Strengtening Innovation Systems and Culture: Helpful Guidance from Stoking Your Innovation Bonfire by Braden Kelley
Stoking Your Innovation Bonfire by Braden Kelley (John Wiley & Sons, 2010) is a highly readable, helpful book about the practical side of innovation, including guidance on building a culture and processes that support innovation in a corporation. Braden Kelley writes with the benefit of not only having many years of experience in supporting innovation, but with the insights that come from one of the best innovation networks on the planet. Braden’s Blogging Innovation effort has brought together numerous innovation thinkers around the world to share and contribute their insights on innovation success. Braden has many minds he can tap and the collective wisdom of many stars to guide his thinking.
Braden’s experience in innovation shows, for example, when he discusses the different innovation needs companies have depending on their innovation maturity level. Trying to run an open innovation program for a company just getting started on innovation could be a mistake–especially if internal systems for gathering and evaluating innovation concepts aren’t yet in place.
He also recognizes the need for long-term innovation strategy, not just short-term reactive strategy, to help a company survive in a world of disruptive innovation threats. Yet a focus only on long-term innovation bets could leave a company crippled by missing the short-term gains that are needed to still be thriving when the long-term bets pay off (if ever). His thoughts remind me of the Ascent of Collaboration™ model that Innovationedge uses in helping corporations decide where they are in terms of innovation maturity relative to open innovation and external collaboration. Guidance to the corporation must always be tailored to their level of development in innovation.
A strength of Kelley’s book is his use of numerous examples, mostly from large, well-known companies like Apple or Amazon. One of my favorite case studies occurs early in the book (pp. 14-16) and deals with the rise of General Motors and how they overtook Ford through the vision of Alfred Sloan, who saw the need for market segmentation, good design, and innovation in the business model by offering financial assistance to dealers and customers through GMAC.
Kelley provides practical guidance on some of the basic of innovation within a corporation. He offers, for example, an idea evaluation checklist (pp. 69-70) to assist in screening ideas from a brainstorming session. He also gives the very important lesson that innovation often must proceed slowly, and that a company must be prepared to pursue “slow innovation.” Companies must evaluate where they are on the innovation curve and determine when they must be prepared for many years of slow progress before a technology will be ready for commercial success. Such discipline in thinking and planning is essential to avoid rapid disappointment and premature abandonment of potentially successful concepts. Apple’s iPod is one of several case studies of slow innovation considered.

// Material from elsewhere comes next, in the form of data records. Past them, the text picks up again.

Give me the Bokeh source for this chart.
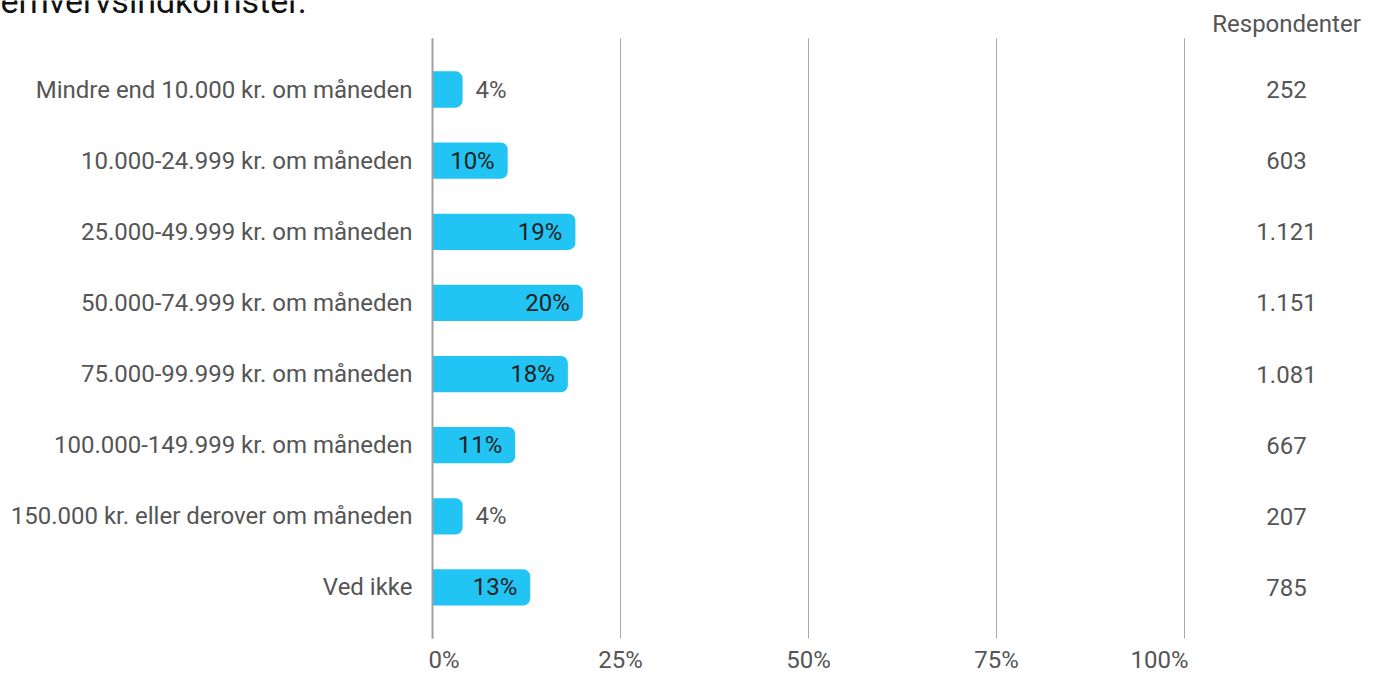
from bokeh.plotting import figure
from bokeh.models import Range1d
from bokeh.core.properties import value
from bokeh.embed import file_html
from bokeh.resources import INLINE

# ---- data ----
categories = [
    "Mindre end 10.000 kr. om måneden",
    "10.000-24.999 kr. om måneden",
    "25.000-49.999 kr. om måneden",
    "50.000-74.999 kr. om måneden",
    "75.000-99.999 kr. om måneden",
    "100.000-149.999 kr. om måneden",
    "150.000 kr. eller derover om måneden",
    "Ved ikke",
]
percent = [4, 10, 19, 20, 18, 11, 4, 13]
respondents = [252, 603, 1121, 1151, 1081, 667, 207, 785]
x_ticks = [0, 25, 50, 75, 100]
x_tick_labels = ["0%", "25%", "50%", "75%", "100%"]
title_text = "erhvervsindkomster."
count_header = "Respondenter"

# ---- layout / style ----
W, H = 1370, 673
X0_PX, X100_PX = 432, 1184          # pixel positions of 0% and 100%
ROW0_PX, ROW_STEP = 89, 71.14       # pixel centre of first row, row spacing
PAD = 0.72                          # row padding above first / below last row
FONT = value("Roboto")
BAR = "#22c4f3"
GRAY = "#555555"

ppu = (X100_PX - X0_PX) / 100.0
x_lo, x_hi = -X0_PX / ppu, (W - X0_PX) / ppu
y_top, y_bot = -ROW0_PX / ROW_STEP, (H - ROW0_PX) / ROW_STEP

n = len(categories)
idx = list(range(n))
g_top, g_bot = -PAD, (n - 1) + PAD


def px_y(dy):  # pixel distance -> data units in y
    return dy / ROW_STEP


p = figure(width=W, height=H,
           x_range=Range1d(x_lo, x_hi), y_range=Range1d(y_bot, y_top),
           x_axis_type=None, y_axis_type=None,
           toolbar_location=None, output_backend="svg")
p.min_border = 0
p.outline_line_color = None
p.grid.visible = False

# grid lines
p.segment(x0=x_ticks[1:], x1=x_ticks[1:], y0=g_top, y1=g_bot,
          line_color="#aaaaaa", line_width=1)

# bars
p.hbar(y=idx, left=0, right=percent, height=0.51,
       fill_color=BAR, line_color=None, border_radius=(0, 7, 7, 0))

# zero axis line
p.segment(x0=[0], x1=[0], y0=g_top, y1=g_bot, line_color="#a0a0a0", line_width=2)

# category labels
p.text(x=0, y=idx, text=categories, x_offset=-20,
       text_align="right", text_baseline="middle",
       text_font=FONT, text_font_size="24px", text_color=GRAY)

# value labels
inside = [i for i in idx if percent[i] >= 8]
outside = [i for i in idx if percent[i] < 8]
p.text(x=[percent[i] for i in inside], y=inside,
       text=[f"{percent[i]}%" for i in inside], x_offset=-13,
       text_align="right", text_baseline="middle",
       text_font=FONT, text_font_size="24px", text_color="#222222")
p.text(x=[percent[i] for i in outside], y=outside,
       text=[f"{percent[i]}%" for i in outside], x_offset=13,
       text_align="left", text_baseline="middle",
       text_font=FONT, text_font_size="24px", text_color=GRAY)

# respondent counts
cnt = [f"{v:,}".replace(",", ".") for v in respondents]
p.text(x=100, y=idx, text=cnt, x_offset=102,
       text_align="center", text_baseline="middle",
       text_font=FONT, text_font_size="24px", text_color=GRAY)
p.text(x=[100], y=[g_top - px_y(14)], text=[count_header], x_offset=102,
       text_align="center", text_baseline="middle",
       text_font=FONT, text_font_size="24px", text_color=GRAY)

# x tick labels
tick_y = g_bot + px_y(21)
for v, lab in zip(x_ticks, x_tick_labels):
    if v == x_ticks[0]:
        al, xo = "left", -4
    elif v == x_ticks[-1]:
        al, xo = "right", 4
    else:
        al, xo = "center", 0
    p.text(x=[v], y=[tick_y], text=[lab], x_offset=xo,
           text_align=al, text_baseline="middle",
           text_font=FONT, text_font_size="24px", text_color=GRAY)

# cut-off title at top edge
p.text(x=[x_lo], y=[y_top], text=[title_text],
       text_align="left", text_baseline="alphabetic",
       text_font=FONT, text_font_size="34px", text_color="#111111")

open("out.html", "w").write(file_html(p, INLINE))
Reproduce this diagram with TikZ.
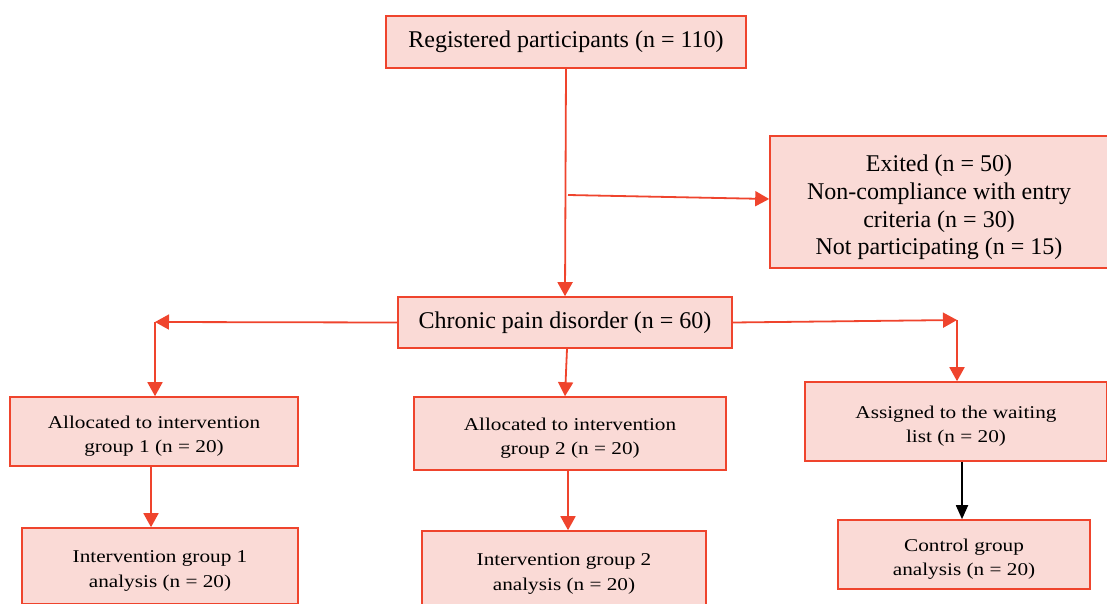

Kelley also addresses the major issues of organization, culture, and processes that are crucial for innovation success. Breaking down internal information and innovation barriers can be essential for improving innovation in a modern company. Creating a system that can manage innovation and maintain the flexibility needed for innovation success is a demanding challenge, but one that leaders need to face and embrace. Stoking Your Innovation Bonfire can help with that challenge. For both leaders and champions of innovation at all levels, Braden Kelley’s book is definitely worth the read.